WHAT IS REQUIRED:
Your task is to give the listing below back word for word, pictures excluded.
* * * *
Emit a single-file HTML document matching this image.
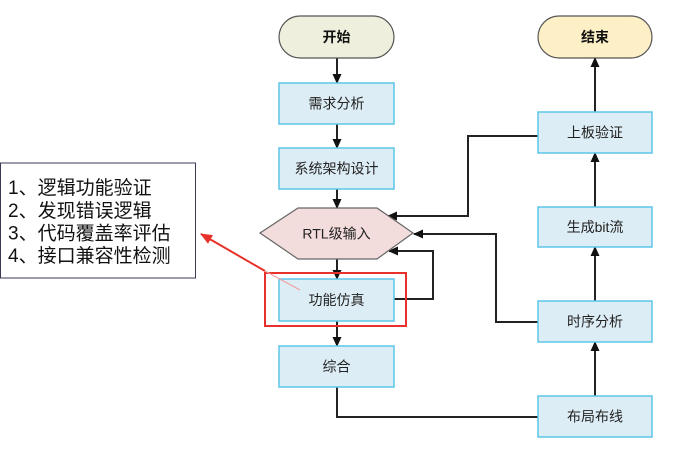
<!DOCTYPE html>
<html><head><meta charset="utf-8"><style>
html,body{margin:0;padding:0;background:#fff;}
svg{display:block;}
text{font-family:"Liberation Sans","Noto Sans CJK SC",sans-serif;}
</style></head><body>
<svg width="693" height="455" viewBox="0 0 693 455" xmlns="http://www.w3.org/2000/svg">
<defs>
<marker id="ah" markerWidth="10" markerHeight="9" refX="9" refY="4.5" orient="auto" markerUnits="userSpaceOnUse">
<path d="M0,0 L10,4.5 L0,9 Z" fill="#111"/>
</marker>
<marker id="rh" markerWidth="12" markerHeight="10" refX="11" refY="5" orient="auto" markerUnits="userSpaceOnUse">
<path d="M0,0 L12,5 L0,10 Z" fill="#e8312a"/>
</marker>
</defs>
<!-- connectors -->
<g stroke="#222" stroke-width="2" fill="none">
<line x1="337" y1="58" x2="337" y2="83" marker-end="url(#ah)"/>
<line x1="337" y1="124" x2="337" y2="148" marker-end="url(#ah)"/>
<line x1="337" y1="189" x2="337" y2="208" marker-end="url(#ah)"/>
<line x1="337" y1="259" x2="337" y2="279" marker-end="url(#ah)"/>
<line x1="337" y1="321" x2="337" y2="346" marker-end="url(#ah)"/>
<polyline points="337,387 337,417 538,417"/>
<polyline points="394,299 433,299 433,251 389,251" marker-end="url(#ah)"/>
<polyline points="538,136 468,136 468,216 388,216" marker-end="url(#ah)"/>
<polyline points="538,322 496,322 496,234 414,234" marker-end="url(#ah)"/>
<line x1="595" y1="396" x2="595" y2="342" marker-end="url(#ah)"/>
<line x1="595" y1="301" x2="595" y2="247" marker-end="url(#ah)"/>
<line x1="595" y1="207" x2="595" y2="153" marker-end="url(#ah)"/>
<line x1="595" y1="112" x2="595" y2="58" marker-end="url(#ah)"/>
</g>
<!-- start / end -->
<rect x="279" y="16" width="115" height="42" rx="21" fill="#eef0dd" stroke="#555" stroke-width="1.2"/>
<text x="336.5" y="42" font-size="14" font-weight="bold" text-anchor="middle" fill="#111">开始</text>
<rect x="538" y="16" width="114" height="42" rx="21" fill="#fdefc6" stroke="#555" stroke-width="1.2"/>
<text x="595" y="42" font-size="14" font-weight="bold" text-anchor="middle" fill="#111">结束</text>
<!-- boxes -->
<g fill="#ddedf5" stroke="#5cc6e8" stroke-width="1.5">
<rect x="279" y="83" width="115" height="41"/>
<rect x="279" y="148" width="115" height="41"/>
<rect x="279" y="279" width="115" height="42"/>
<rect x="279" y="346" width="115" height="41"/>
<rect x="538" y="112" width="114" height="41"/>
<rect x="538" y="207" width="114" height="40"/>
<rect x="538" y="301" width="114" height="41"/>
<rect x="538" y="396" width="114" height="41"/>
</g>
<polygon points="260,233 298,208 377,208 413,233 377,259 298,259" fill="#f3dcdc" stroke="#666" stroke-width="1.2"/>
<g font-size="14" fill="#222" text-anchor="middle">
<text x="336.5" y="108.5">需求分析</text>
<text x="336.5" y="173.5">系统架构设计</text>
<text x="336.5" y="238.5">RTL级输入</text>
<text x="336.5" y="305">功能仿真</text>
<text x="336.5" y="371.5">综合</text>
<text x="595" y="137.5">上板验证</text>
<text x="595" y="232">生成bit流</text>
<text x="595" y="326.5">时序分析</text>
<text x="595" y="421.5">布局布线</text>
</g>
<!-- red highlight -->
<rect x="265" y="273" width="141" height="53" fill="none" stroke="#e8312a" stroke-width="2"/>
<line x1="300" y1="290" x2="265" y2="271" stroke="#f0a0a0" stroke-width="1.2"/>
<line x1="265" y1="271" x2="201" y2="234" stroke="#e8312a" stroke-width="2" marker-end="url(#rh)"/>
<!-- note box -->
<rect x="0.5" y="163" width="195" height="115" fill="#fff" stroke="#3a3a55" stroke-width="1"/>
<g font-size="19" fill="#111">
<text x="8" y="194">1、逻辑功能验证</text>
<text x="8" y="217">2、发现错误逻辑</text>
<text x="8" y="239.5">3、代码覆盖率评估</text>
<text x="8" y="262">4、接口兼容性检测</text>
</g>
</svg>
</body></html>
* * * *
SOLUTION FOR THIS EXERCISE:
Emit a single-file HTML document matching this image.
<!DOCTYPE html>
<html><head><meta charset="utf-8"><style>
html,body{margin:0;padding:0;background:#fff;}
svg{display:block;}
text{font-family:"Liberation Sans","Noto Sans CJK SC",sans-serif;}
</style></head><body>
<svg width="693" height="455" viewBox="0 0 693 455" xmlns="http://www.w3.org/2000/svg">
<defs>
<marker id="ah" markerWidth="10" markerHeight="9" refX="9" refY="4.5" orient="auto" markerUnits="userSpaceOnUse">
<path d="M0,0 L10,4.5 L0,9 Z" fill="#111"/>
</marker>
<marker id="rh" markerWidth="12" markerHeight="10" refX="11" refY="5" orient="auto" markerUnits="userSpaceOnUse">
<path d="M0,0 L12,5 L0,10 Z" fill="#e8312a"/>
</marker>
</defs>
<!-- connectors -->
<g stroke="#222" stroke-width="2" fill="none">
<line x1="337" y1="58" x2="337" y2="83" marker-end="url(#ah)"/>
<line x1="337" y1="124" x2="337" y2="148" marker-end="url(#ah)"/>
<line x1="337" y1="189" x2="337" y2="208" marker-end="url(#ah)"/>
<line x1="337" y1="259" x2="337" y2="279" marker-end="url(#ah)"/>
<line x1="337" y1="321" x2="337" y2="346" marker-end="url(#ah)"/>
<polyline points="337,387 337,417 538,417"/>
<polyline points="394,299 433,299 433,251 389,251" marker-end="url(#ah)"/>
<polyline points="538,136 468,136 468,216 388,216" marker-end="url(#ah)"/>
<polyline points="538,322 496,322 496,234 414,234" marker-end="url(#ah)"/>
<line x1="595" y1="396" x2="595" y2="342" marker-end="url(#ah)"/>
<line x1="595" y1="301" x2="595" y2="247" marker-end="url(#ah)"/>
<line x1="595" y1="207" x2="595" y2="153" marker-end="url(#ah)"/>
<line x1="595" y1="112" x2="595" y2="58" marker-end="url(#ah)"/>
</g>
<!-- start / end -->
<rect x="279" y="16" width="115" height="42" rx="21" fill="#eef0dd" stroke="#555" stroke-width="1.2"/>
<text x="336.5" y="42" font-size="14" font-weight="bold" text-anchor="middle" fill="#111">开始</text>
<rect x="538" y="16" width="114" height="42" rx="21" fill="#fdefc6" stroke="#555" stroke-width="1.2"/>
<text x="595" y="42" font-size="14" font-weight="bold" text-anchor="middle" fill="#111">结束</text>
<!-- boxes -->
<g fill="#ddedf5" stroke="#5cc6e8" stroke-width="1.5">
<rect x="279" y="83" width="115" height="41"/>
<rect x="279" y="148" width="115" height="41"/>
<rect x="279" y="279" width="115" height="42"/>
<rect x="279" y="346" width="115" height="41"/>
<rect x="538" y="112" width="114" height="41"/>
<rect x="538" y="207" width="114" height="40"/>
<rect x="538" y="301" width="114" height="41"/>
<rect x="538" y="396" width="114" height="41"/>
</g>
<polygon points="260,233 298,208 377,208 413,233 377,259 298,259" fill="#f3dcdc" stroke="#666" stroke-width="1.2"/>
<g font-size="14" fill="#222" text-anchor="middle">
<text x="336.5" y="108.5">需求分析</text>
<text x="336.5" y="173.5">系统架构设计</text>
<text x="336.5" y="238.5">RTL级输入</text>
<text x="336.5" y="305">功能仿真</text>
<text x="336.5" y="371.5">综合</text>
<text x="595" y="137.5">上板验证</text>
<text x="595" y="232">生成bit流</text>
<text x="595" y="326.5">时序分析</text>
<text x="595" y="421.5">布局布线</text>
</g>
<!-- red highlight -->
<rect x="265" y="273" width="141" height="53" fill="none" stroke="#e8312a" stroke-width="2"/>
<line x1="300" y1="290" x2="265" y2="271" stroke="#f0a0a0" stroke-width="1.2"/>
<line x1="265" y1="271" x2="201" y2="234" stroke="#e8312a" stroke-width="2" marker-end="url(#rh)"/>
<!-- note box -->
<rect x="0.5" y="163" width="195" height="115" fill="#fff" stroke="#3a3a55" stroke-width="1"/>
<g font-size="19" fill="#111">
<text x="8" y="194">1、逻辑功能验证</text>
<text x="8" y="217">2、发现错误逻辑</text>
<text x="8" y="239.5">3、代码覆盖率评估</text>
<text x="8" y="262">4、接口兼容性检测</text>
</g>
</svg>
</body></html>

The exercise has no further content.